+++ Material provided

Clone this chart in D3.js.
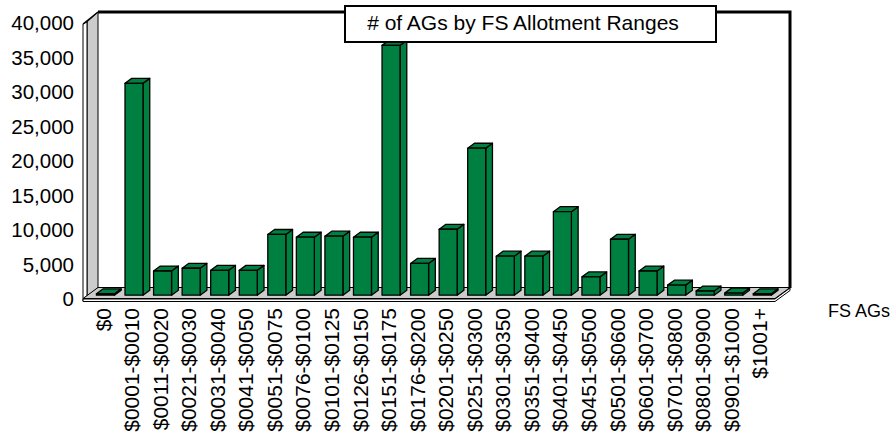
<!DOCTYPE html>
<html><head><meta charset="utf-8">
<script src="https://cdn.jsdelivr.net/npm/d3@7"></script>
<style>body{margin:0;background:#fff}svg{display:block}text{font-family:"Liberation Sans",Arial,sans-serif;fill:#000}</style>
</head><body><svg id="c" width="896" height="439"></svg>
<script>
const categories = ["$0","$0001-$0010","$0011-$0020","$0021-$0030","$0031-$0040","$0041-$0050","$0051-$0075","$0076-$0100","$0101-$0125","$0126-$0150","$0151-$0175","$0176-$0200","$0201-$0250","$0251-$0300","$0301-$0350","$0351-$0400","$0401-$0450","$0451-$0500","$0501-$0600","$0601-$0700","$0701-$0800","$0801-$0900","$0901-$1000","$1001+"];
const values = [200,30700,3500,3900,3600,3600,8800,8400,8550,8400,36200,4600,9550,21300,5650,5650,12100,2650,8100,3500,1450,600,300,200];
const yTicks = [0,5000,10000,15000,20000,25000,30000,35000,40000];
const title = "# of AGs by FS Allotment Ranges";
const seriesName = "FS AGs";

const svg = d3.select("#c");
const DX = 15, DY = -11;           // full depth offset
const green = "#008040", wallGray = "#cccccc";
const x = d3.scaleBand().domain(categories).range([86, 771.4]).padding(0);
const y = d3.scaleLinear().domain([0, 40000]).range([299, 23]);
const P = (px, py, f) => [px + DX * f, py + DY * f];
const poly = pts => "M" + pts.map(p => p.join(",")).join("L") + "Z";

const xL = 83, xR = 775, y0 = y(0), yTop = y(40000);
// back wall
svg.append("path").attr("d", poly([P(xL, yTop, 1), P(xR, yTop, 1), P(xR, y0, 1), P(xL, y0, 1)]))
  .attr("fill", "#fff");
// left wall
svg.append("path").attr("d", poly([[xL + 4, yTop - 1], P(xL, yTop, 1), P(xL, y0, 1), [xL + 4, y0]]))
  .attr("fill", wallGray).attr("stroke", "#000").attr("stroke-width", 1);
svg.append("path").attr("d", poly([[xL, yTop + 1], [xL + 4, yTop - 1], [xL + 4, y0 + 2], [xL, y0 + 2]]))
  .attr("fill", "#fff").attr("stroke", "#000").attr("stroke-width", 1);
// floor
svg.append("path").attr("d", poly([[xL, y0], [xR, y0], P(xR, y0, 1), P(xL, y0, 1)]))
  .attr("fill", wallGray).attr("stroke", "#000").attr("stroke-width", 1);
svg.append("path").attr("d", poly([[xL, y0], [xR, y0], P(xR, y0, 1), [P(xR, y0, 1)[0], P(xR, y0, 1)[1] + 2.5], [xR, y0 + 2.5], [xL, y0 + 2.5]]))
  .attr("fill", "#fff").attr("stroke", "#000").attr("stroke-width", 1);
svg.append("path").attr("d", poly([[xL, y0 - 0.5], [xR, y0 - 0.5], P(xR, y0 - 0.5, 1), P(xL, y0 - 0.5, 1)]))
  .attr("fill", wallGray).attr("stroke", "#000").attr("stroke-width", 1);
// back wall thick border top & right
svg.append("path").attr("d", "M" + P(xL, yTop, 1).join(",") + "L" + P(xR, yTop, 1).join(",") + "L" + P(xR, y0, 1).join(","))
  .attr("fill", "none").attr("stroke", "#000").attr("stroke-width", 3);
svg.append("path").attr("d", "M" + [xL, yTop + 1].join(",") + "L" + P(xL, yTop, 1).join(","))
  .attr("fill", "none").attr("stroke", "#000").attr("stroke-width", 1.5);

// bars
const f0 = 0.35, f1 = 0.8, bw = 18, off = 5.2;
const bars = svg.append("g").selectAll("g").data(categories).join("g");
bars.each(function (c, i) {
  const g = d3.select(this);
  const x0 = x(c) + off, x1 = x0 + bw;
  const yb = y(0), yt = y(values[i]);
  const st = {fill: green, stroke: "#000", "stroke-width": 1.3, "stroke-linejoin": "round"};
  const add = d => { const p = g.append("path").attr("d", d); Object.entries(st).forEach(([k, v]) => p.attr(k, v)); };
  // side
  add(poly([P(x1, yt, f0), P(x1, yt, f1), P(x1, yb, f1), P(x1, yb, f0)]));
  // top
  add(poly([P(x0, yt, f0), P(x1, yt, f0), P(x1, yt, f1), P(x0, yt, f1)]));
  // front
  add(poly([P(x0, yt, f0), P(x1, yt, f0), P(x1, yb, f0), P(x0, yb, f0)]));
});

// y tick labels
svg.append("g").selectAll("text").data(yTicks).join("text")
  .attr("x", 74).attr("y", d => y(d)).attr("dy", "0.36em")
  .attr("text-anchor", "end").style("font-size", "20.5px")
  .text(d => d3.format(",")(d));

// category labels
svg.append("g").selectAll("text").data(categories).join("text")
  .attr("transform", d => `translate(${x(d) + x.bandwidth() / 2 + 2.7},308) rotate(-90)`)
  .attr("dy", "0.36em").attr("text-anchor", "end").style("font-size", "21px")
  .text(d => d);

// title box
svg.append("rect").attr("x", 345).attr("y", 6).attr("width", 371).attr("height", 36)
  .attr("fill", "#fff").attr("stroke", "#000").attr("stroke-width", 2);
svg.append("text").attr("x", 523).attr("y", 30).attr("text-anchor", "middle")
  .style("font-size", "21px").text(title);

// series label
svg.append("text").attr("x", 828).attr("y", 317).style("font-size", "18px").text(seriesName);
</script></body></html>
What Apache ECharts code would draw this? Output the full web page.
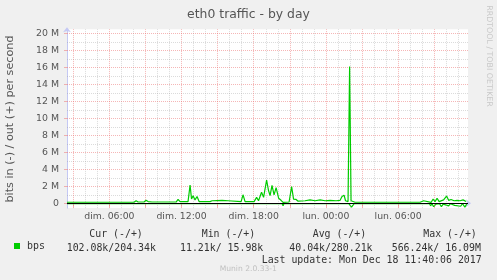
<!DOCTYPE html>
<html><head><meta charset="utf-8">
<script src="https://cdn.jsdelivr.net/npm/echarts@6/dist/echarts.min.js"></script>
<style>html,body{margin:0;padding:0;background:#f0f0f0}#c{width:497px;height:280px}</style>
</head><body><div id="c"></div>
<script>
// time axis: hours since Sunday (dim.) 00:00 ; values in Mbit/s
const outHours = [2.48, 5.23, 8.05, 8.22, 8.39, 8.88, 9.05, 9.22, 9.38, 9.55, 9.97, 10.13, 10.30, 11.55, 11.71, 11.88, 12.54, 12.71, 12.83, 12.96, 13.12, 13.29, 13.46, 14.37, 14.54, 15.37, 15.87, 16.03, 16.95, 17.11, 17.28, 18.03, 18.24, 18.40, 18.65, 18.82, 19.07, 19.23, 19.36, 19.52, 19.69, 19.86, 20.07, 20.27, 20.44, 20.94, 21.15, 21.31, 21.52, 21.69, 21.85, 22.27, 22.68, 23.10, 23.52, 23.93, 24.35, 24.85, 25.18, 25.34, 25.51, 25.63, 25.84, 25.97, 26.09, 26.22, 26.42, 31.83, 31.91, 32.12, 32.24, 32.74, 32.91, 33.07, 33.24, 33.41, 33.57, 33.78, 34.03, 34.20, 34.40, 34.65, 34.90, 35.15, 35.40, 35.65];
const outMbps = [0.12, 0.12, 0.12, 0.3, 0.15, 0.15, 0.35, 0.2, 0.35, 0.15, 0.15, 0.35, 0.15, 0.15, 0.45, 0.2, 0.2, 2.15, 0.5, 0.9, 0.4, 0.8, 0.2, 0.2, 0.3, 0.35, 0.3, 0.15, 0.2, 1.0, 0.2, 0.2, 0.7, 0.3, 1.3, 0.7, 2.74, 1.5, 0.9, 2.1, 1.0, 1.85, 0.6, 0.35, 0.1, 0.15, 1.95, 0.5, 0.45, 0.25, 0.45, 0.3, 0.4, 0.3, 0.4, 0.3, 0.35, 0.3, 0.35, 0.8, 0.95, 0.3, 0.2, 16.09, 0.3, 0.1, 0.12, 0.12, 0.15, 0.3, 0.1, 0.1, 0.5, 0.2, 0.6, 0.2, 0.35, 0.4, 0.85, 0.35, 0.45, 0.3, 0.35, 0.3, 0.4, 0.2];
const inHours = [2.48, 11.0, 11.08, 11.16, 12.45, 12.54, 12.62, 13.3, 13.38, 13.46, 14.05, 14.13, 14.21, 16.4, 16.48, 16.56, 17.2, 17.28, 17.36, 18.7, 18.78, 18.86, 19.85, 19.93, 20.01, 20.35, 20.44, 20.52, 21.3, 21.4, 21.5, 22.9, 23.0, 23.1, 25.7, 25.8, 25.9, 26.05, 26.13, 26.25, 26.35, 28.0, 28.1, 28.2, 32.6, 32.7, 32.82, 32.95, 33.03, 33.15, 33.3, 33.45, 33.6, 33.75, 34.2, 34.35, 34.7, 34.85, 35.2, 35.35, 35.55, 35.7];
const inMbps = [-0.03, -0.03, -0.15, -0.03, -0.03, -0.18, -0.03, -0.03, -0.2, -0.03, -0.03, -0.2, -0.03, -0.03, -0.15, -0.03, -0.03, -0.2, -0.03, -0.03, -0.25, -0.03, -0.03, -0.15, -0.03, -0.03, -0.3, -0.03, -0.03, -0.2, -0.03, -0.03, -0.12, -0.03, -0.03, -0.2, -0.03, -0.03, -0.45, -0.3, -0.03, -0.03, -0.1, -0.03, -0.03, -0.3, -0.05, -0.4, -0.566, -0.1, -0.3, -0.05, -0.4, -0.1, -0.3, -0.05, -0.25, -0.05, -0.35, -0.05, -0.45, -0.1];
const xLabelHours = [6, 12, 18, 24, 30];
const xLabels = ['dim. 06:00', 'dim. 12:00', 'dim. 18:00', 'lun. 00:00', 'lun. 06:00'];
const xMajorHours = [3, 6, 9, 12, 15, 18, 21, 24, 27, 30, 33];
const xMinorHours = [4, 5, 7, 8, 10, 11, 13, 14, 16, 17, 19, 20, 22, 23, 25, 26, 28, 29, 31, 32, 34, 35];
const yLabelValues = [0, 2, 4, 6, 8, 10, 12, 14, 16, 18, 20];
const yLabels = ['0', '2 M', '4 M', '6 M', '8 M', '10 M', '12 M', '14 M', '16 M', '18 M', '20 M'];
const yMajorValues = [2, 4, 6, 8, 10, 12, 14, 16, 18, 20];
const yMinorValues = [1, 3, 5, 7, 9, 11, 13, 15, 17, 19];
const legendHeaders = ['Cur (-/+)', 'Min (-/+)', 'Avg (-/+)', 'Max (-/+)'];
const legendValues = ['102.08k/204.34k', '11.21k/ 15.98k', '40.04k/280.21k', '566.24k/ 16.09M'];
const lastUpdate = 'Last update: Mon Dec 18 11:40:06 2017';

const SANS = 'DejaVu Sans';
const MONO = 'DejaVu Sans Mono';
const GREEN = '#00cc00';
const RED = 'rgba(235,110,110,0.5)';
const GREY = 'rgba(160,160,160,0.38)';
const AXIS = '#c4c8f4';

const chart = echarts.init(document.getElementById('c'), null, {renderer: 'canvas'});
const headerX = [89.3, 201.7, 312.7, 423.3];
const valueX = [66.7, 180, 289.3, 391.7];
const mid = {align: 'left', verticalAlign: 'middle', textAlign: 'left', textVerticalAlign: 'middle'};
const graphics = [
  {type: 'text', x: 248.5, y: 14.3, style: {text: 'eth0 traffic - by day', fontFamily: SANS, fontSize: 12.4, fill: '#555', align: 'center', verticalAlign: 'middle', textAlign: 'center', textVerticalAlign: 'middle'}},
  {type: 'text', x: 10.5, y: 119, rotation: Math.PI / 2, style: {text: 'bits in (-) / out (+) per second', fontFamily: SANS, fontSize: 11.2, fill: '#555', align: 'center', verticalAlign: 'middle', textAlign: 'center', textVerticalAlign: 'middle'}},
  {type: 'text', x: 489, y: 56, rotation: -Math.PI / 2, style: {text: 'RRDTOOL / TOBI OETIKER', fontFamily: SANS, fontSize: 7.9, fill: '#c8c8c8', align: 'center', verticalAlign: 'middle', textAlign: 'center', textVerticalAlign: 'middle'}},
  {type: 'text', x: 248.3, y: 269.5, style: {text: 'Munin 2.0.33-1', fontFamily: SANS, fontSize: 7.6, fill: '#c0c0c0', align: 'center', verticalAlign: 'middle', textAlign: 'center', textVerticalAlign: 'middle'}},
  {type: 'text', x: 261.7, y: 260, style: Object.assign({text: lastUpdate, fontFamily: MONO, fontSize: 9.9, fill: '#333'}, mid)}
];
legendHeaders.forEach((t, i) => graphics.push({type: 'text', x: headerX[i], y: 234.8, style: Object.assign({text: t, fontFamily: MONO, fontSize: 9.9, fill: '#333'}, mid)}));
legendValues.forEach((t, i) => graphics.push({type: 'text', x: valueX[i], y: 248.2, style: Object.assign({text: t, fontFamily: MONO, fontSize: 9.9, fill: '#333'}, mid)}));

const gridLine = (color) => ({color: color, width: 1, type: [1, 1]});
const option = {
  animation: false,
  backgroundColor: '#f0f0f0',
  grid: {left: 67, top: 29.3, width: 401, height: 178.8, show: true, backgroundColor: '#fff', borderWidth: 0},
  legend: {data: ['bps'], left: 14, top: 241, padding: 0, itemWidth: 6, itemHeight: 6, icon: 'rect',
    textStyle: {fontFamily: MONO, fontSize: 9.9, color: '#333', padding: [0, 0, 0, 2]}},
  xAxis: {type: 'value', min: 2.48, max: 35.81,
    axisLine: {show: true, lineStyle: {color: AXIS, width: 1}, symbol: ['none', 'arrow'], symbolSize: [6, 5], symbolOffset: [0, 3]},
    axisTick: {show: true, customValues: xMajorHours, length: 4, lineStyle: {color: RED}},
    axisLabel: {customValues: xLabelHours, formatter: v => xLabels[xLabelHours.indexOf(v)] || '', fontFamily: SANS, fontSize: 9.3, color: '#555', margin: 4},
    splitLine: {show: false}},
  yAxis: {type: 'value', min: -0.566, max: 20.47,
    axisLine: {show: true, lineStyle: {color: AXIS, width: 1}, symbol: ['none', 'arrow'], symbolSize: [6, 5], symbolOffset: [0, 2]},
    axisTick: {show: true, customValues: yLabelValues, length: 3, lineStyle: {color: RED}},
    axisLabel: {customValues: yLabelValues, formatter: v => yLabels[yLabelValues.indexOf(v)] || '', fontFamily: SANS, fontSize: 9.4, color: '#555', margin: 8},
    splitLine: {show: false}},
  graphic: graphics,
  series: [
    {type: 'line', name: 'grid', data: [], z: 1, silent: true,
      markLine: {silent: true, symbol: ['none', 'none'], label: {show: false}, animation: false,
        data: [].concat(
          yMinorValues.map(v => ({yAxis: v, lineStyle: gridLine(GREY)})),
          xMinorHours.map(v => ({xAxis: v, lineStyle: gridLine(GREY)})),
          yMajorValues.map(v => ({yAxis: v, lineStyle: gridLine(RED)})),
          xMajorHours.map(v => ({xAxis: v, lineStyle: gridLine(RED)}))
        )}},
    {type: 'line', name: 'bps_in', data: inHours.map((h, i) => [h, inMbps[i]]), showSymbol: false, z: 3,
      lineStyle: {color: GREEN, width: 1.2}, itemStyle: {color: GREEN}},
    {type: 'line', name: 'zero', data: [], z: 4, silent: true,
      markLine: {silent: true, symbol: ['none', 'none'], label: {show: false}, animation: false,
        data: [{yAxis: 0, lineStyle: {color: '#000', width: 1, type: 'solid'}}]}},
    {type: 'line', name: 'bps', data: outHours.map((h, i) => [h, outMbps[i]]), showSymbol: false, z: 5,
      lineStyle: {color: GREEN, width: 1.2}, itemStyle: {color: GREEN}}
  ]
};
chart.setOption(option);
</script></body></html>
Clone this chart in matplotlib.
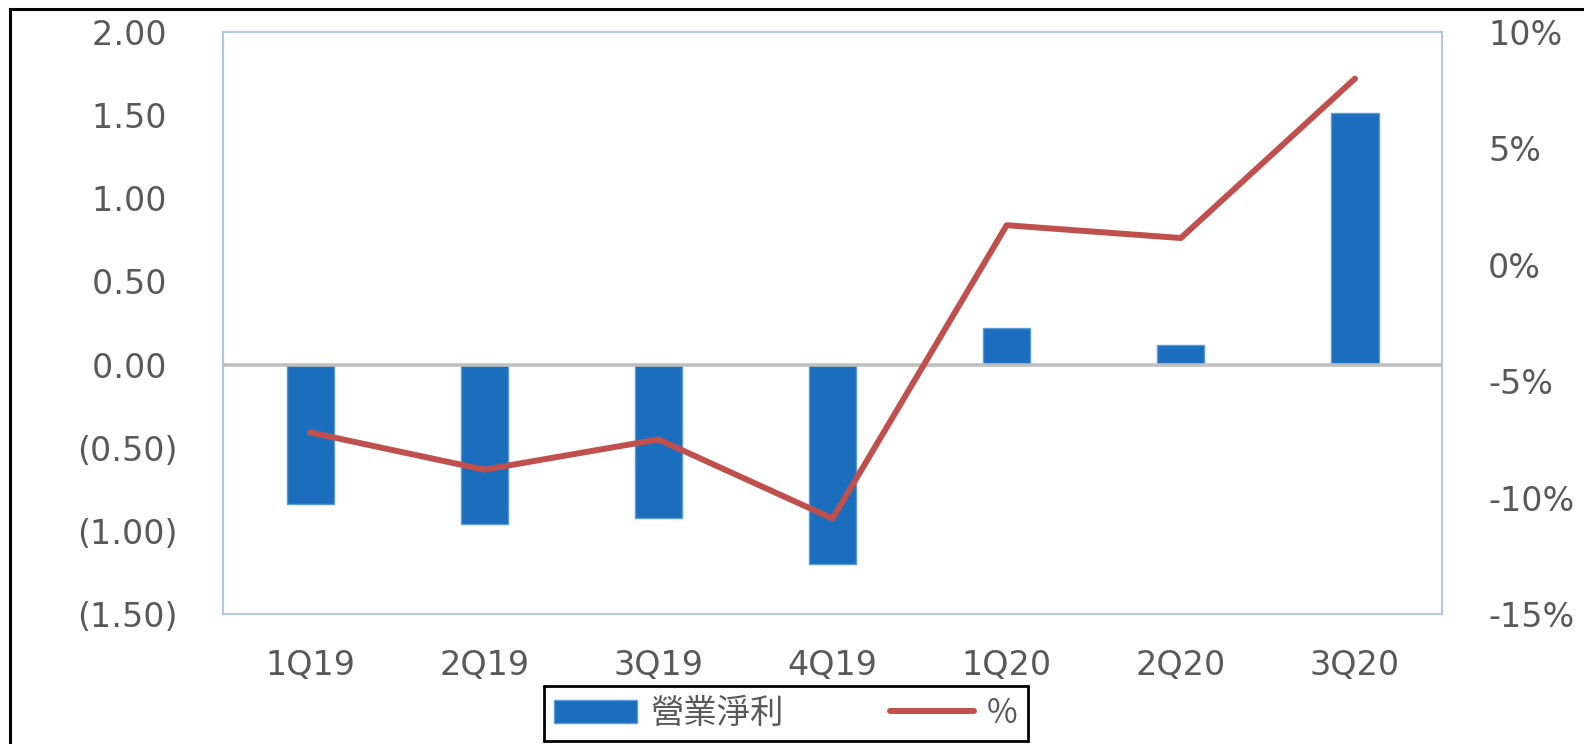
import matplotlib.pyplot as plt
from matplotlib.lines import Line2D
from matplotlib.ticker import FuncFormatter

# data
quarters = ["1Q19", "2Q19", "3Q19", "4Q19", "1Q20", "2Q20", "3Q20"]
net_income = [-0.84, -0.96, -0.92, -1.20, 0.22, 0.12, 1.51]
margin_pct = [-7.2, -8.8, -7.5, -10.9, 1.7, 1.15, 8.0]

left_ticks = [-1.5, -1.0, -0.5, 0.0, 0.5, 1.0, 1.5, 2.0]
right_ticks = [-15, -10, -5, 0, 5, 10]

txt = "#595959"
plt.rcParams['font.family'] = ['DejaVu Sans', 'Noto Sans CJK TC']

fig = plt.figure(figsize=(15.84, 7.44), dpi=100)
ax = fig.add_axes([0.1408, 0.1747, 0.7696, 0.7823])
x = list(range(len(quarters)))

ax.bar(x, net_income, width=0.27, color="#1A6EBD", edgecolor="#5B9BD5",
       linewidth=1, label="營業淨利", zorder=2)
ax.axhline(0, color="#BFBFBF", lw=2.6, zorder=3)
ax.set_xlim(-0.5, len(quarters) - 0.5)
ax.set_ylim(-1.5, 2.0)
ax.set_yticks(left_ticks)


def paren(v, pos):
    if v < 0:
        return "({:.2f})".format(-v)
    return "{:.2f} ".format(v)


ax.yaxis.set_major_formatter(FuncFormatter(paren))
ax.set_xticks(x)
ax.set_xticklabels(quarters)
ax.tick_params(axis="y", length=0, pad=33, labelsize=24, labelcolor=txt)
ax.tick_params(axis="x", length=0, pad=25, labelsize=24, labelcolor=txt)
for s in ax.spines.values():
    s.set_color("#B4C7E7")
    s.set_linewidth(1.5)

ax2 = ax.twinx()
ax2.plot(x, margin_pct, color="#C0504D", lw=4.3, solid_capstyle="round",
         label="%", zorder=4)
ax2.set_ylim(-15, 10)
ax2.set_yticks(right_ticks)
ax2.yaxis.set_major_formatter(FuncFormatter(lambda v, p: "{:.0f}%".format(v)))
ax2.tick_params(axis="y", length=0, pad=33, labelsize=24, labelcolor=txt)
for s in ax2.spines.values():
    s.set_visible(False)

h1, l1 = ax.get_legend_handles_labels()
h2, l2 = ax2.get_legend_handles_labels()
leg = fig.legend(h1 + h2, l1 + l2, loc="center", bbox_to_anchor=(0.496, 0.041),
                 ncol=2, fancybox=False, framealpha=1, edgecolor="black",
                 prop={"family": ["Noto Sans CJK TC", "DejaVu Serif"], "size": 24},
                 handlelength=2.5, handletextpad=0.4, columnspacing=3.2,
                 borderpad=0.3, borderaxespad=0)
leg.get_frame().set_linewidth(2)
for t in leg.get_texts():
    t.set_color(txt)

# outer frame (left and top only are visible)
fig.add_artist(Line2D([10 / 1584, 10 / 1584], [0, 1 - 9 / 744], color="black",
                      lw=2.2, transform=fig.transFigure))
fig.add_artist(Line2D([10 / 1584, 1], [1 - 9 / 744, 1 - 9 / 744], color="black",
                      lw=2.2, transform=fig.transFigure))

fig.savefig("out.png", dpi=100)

++++++

» Stated task: Nothing but the lines from the one with "Clone this chart in matplotlib." down to the one with "margin_pct = [-7.2, -8.8, -7.5, -10.9, 1.7, 1.15, 8.0]" should be printed, both of them included. Leave out the pictures.

» Answer below:
Clone this chart in matplotlib.
import matplotlib.pyplot as plt
from matplotlib.lines import Line2D
from matplotlib.ticker import FuncFormatter

# data
quarters = ["1Q19", "2Q19", "3Q19", "4Q19", "1Q20", "2Q20", "3Q20"]
net_income = [-0.84, -0.96, -0.92, -1.20, 0.22, 0.12, 1.51]
margin_pct = [-7.2, -8.8, -7.5, -10.9, 1.7, 1.15, 8.0]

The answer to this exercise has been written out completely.